# broken heart



## Misst06 (Nov 15, 2001)

ok i'm only 14 and relationships at my age really aren't that big of a deal but i just got my heart broken for the first time last night...my boyfriend of acouple months told me it was over, without warning or anything, just like that. it was horrible, the pain was so awful it was even worse than the things that come along with IBS. i'm not even really sure why it hit me that hard cuz i like i said i am young but he gave me my first kiss and i've never been that emotionally attached to someone like that before and to have it taken away so fast was so hard for me. i think we go through enough emotionally and physcially already with our IBS then you add stuff like this and it just completley makes your life a living hell. i'm sure i'll get over him but as of right now i could really use a shoulder to cry on. thanks for listening to me i really needed to vent




























Claire


----------



## Aeeda (Nov 27, 2001)

I suggest you do two things. 1.) Spend some time with friends. 2.) Try to always keep yourself busy with either work or some hobby, so you don't have time to think about him and so you feel like you are productive. I had my major heart-break when I was sixteen, and these things definitely helped.
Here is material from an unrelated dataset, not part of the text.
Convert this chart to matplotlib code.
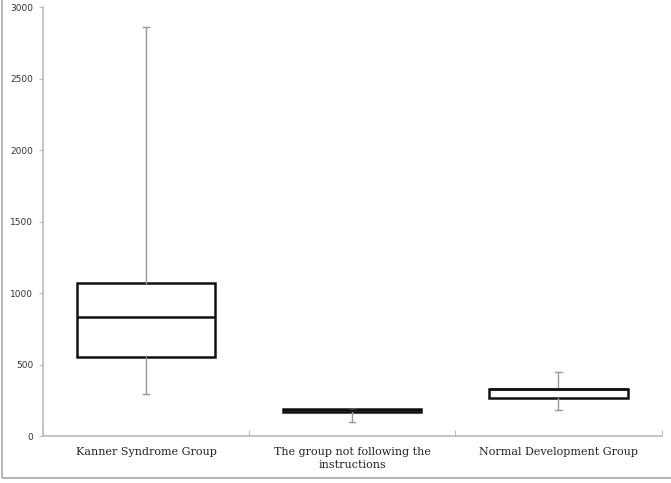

I also used write a in my journal when I felt like too much was building up.-wishing you the best,Julia


----------



## Misst06 (Nov 15, 2001)

thanks for your advice and sympathy Aeeda. i'm trying to concentrate on other things right now but i see him every day at school and he said some not so nice things about me to one of my friends so that just makes it even harder for me to get over him and not hate his guts....which i'm trying hard not to do but its not exactly working for me at the moment. i haven't talked to him since we broke up and it really was a pretty good break up not mean and rude by any means so i would actually really like to talk to him as of now, i'm not sure if it would be uncomfortable- i don't think i'd know what to say. who knows its 8th grade, a lot happens! - Claire


----------



## Aeeda (Nov 27, 2001)

Nothing wrong with hating his guts if he deserves it. Everybody has the right to end a relationship at any time. So you shouldn't hate him simply for that. The way I see it is, when a relationship works, it's a big miracle. Most of the time, though, someone ends up with a broken heart. I'm sure you'll break some hearts of your own at some point. But if you hate him for the way he treated you or the way he's treating you now, it's perfectly fine as long as the hate doesn't become the center of your life. My boyfriend still hates his ex from six years ago, and he's still psychologically healthy.Oh, and it's probably not a good idea to seek his company at this point. You could talk to him when you see him, but keep it superficial. I know it's hard. I'm telling you this, but meanwhile I've been guilty of this mistake over and over again. (When I was dumped at 16 I wrote him a really long love letter. I don't recommend doing that, but if you really want to, do it.) A lot of people make the mistake of keeping in touch with their ex's. Break-ups feel very unnatural, and people try to make them as smooth as possible. Just keep in mind that there is no such thing as friends/ex-lovers.


----------